"Bull markets go to people’s heads," Charlie Munger, Warren Buffett’s long-time partner, had famously said. Imagine then what a bull market that is 10 years and running would do to people.
According to research by Morgan Stanley India Company Pvt. Ltd, the country is in the midst of its longest ever bull market. It began after the Lehman crisis when the Nifty 50 index bottomed in March 2009. It has since been on an upward journey that just entered into its second decade.
“This has been India’s longest and slowest bull market with a 16% CAGR in returns. The BSE mid-cap index, with an 18% CAGR, has outperformed the Nifty/Sensex," notes the Morgan Stanley India report. CAGR is compound annual growth rate.
But that isn’t the only odd thing about this bull market. Apart from the fact that returns have been lower than earlier bull markets, there are some other question marks as well. Returns in the past year have been poor for most investors, and it barely feels like a bull market.
To be sure, there is no etched-in-stone measure to define a bull market. One classic bull period in the making is when stocks are steadily rising after touching the bottom. On the flip side, a bull market is considered to have ended when there is a drop of 20% or more after the market tops out.

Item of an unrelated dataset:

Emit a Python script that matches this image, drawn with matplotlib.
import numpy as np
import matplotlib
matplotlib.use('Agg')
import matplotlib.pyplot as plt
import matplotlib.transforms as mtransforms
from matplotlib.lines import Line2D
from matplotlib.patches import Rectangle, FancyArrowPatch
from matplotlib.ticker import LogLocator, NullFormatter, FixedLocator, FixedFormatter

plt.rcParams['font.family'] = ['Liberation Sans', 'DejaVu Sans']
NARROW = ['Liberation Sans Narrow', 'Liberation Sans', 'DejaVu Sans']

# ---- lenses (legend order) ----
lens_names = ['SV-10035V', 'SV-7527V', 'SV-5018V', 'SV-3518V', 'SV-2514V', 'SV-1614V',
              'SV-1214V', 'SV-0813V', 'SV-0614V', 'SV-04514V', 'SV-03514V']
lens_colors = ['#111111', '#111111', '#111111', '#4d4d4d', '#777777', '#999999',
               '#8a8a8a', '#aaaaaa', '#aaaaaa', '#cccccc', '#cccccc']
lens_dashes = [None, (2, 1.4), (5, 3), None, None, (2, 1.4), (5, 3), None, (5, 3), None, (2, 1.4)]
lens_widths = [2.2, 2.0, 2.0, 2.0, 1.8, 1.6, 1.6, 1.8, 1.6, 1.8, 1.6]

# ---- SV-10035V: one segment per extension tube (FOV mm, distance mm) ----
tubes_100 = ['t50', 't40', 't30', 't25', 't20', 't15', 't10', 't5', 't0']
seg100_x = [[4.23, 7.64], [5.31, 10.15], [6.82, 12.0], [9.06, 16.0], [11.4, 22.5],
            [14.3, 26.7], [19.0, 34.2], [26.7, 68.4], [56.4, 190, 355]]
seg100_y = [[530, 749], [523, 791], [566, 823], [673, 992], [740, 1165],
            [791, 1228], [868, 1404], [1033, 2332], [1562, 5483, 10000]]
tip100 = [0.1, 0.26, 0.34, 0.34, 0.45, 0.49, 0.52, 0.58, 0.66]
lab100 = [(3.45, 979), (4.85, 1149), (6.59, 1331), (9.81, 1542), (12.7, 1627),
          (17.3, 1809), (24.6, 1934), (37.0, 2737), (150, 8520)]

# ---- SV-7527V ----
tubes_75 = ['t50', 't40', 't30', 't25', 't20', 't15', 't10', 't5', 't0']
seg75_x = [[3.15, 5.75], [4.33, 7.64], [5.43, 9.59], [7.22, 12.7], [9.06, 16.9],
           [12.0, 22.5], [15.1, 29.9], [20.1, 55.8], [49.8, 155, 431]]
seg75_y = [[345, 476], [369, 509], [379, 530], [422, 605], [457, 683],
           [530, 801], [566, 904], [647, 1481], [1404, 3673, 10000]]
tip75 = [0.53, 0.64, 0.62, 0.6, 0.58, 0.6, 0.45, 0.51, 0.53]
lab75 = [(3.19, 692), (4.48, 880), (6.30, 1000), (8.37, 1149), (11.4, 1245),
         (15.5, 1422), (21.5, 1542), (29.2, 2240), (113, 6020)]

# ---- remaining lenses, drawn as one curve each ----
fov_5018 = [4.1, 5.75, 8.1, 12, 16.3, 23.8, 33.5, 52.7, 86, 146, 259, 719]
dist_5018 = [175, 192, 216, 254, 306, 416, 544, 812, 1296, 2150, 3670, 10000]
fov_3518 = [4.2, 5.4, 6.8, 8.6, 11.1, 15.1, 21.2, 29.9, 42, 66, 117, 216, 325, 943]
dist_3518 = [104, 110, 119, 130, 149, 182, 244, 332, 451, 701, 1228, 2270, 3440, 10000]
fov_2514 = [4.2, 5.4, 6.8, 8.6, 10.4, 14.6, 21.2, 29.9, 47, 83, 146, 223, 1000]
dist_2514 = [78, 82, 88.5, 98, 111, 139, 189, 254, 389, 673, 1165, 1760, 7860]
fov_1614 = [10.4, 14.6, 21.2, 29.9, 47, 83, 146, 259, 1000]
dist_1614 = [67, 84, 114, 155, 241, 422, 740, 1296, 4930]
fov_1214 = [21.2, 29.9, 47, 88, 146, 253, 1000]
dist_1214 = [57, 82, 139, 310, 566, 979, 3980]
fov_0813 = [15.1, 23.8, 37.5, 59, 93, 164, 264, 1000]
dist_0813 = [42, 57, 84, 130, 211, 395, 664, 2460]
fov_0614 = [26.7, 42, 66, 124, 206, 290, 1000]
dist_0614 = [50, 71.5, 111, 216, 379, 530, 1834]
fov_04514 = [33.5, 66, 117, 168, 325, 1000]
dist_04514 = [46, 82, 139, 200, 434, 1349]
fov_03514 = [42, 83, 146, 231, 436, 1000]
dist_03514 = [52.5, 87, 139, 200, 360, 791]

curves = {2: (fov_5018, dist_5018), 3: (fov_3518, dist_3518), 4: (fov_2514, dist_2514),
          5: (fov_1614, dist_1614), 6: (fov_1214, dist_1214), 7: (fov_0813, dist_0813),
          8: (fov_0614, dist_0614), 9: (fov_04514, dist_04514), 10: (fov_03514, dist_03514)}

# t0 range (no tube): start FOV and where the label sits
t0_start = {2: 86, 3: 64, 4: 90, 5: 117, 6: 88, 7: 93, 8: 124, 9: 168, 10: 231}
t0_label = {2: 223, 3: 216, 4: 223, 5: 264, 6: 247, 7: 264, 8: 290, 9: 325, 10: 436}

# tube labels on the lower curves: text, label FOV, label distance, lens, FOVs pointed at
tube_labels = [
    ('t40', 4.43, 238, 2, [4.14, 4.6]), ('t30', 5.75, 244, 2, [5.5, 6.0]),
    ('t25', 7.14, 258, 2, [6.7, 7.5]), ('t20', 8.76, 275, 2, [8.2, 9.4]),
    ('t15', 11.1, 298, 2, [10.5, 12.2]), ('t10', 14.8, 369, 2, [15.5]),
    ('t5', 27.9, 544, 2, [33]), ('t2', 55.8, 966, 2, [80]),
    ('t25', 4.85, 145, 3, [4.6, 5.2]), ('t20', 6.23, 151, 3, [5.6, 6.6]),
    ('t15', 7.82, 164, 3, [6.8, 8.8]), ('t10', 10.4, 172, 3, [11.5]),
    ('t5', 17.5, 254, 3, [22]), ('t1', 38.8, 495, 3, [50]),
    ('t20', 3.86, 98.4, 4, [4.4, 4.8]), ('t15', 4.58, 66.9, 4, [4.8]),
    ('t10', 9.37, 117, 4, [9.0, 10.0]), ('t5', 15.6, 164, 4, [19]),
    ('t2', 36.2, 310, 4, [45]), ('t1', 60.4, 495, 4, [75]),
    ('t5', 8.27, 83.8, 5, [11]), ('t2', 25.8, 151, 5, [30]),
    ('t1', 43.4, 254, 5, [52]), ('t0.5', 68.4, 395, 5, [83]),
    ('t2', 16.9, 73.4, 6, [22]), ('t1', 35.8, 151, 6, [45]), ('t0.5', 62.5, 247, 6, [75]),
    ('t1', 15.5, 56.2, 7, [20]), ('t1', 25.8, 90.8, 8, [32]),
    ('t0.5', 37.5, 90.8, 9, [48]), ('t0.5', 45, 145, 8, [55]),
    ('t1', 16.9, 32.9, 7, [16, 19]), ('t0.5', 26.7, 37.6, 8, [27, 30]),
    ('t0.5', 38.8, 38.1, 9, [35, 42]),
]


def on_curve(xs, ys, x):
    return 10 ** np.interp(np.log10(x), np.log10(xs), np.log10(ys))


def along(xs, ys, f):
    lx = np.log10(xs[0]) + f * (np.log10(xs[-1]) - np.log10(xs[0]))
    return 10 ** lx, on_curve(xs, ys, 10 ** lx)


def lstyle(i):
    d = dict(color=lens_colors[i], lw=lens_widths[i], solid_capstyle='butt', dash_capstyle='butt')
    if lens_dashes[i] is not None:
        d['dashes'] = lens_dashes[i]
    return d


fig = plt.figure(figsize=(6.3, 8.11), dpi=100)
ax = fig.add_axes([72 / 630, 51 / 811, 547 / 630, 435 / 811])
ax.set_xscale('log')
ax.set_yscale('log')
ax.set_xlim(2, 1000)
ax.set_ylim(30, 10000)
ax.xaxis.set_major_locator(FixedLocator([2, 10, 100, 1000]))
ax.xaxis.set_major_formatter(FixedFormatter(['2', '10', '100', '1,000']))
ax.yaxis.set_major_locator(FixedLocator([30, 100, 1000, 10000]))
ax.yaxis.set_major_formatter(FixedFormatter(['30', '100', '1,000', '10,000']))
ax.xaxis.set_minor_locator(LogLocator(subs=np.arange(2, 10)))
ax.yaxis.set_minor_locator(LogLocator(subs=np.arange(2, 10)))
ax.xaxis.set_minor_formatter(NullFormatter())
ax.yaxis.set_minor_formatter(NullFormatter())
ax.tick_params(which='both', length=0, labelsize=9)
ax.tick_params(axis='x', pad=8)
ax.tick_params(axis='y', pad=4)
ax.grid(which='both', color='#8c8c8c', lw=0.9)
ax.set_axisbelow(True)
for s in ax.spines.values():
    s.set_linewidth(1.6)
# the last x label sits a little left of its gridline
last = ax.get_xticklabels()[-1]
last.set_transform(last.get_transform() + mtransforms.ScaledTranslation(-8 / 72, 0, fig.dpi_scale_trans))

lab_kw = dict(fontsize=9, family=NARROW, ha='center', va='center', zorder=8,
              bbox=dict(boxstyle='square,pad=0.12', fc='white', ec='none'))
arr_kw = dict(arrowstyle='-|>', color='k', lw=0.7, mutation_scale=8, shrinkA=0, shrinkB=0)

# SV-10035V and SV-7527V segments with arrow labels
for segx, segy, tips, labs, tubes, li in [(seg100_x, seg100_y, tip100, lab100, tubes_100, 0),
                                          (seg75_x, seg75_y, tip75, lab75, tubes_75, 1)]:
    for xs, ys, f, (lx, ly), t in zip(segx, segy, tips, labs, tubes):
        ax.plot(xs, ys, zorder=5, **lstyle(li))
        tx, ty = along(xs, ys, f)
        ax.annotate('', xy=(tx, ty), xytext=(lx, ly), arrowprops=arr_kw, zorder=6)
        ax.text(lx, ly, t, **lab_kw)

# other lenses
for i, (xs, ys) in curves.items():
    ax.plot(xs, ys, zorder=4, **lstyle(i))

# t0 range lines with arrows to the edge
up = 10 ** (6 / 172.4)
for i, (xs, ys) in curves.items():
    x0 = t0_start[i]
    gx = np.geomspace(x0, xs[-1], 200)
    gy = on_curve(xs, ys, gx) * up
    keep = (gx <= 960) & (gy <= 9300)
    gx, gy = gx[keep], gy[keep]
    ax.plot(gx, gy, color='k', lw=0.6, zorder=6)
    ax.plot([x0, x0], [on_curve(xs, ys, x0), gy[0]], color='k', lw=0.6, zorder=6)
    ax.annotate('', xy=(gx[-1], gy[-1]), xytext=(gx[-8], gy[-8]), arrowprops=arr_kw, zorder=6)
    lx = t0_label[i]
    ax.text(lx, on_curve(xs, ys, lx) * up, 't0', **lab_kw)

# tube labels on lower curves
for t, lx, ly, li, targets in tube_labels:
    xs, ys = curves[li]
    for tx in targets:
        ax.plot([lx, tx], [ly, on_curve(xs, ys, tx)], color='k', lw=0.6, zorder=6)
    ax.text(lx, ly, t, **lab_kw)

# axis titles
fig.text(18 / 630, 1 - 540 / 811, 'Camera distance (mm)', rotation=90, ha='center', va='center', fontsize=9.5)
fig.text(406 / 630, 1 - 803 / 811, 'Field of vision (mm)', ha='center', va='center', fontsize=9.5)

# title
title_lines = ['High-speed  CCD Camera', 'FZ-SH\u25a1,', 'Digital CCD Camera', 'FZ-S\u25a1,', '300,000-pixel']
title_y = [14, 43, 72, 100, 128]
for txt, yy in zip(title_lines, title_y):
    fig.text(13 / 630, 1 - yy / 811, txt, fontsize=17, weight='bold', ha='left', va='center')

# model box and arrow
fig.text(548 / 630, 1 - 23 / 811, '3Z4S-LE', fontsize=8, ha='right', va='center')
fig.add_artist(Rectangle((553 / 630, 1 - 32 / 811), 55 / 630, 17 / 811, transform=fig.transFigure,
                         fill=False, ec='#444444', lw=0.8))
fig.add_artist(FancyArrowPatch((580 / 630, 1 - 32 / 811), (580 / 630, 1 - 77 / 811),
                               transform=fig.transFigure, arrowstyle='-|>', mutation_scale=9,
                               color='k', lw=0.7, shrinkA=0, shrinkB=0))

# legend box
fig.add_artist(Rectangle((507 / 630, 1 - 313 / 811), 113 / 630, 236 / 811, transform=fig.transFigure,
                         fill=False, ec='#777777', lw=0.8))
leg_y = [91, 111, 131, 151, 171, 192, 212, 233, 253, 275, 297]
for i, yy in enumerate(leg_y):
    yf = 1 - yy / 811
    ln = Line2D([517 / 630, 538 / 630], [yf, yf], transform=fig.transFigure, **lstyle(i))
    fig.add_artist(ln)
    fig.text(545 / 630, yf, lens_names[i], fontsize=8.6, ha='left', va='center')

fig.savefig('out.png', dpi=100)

Indian markets are no strangers to such 20% drawdowns. The first major pullback started in January 2011 and ended in December 2012, dragging the Nifty down 22.5%. Another volatile period lasted a year and ended in February 2016, pulling the Nifty down 22.4%.
However, given that India’s markets are choppier, a drop of 30% is often considered to be the signs of a bear market. This is what Morgan Stanley seems to be relying on.
Another definition of a bull market is when the market gets past its previous peak. Seen like this, this bull market never began in March 2009, but much later. But, whatever measure is used, it’s difficult to agree with Morgan Stanley India’s assessment that this is also the slowest bull market in terms of returns.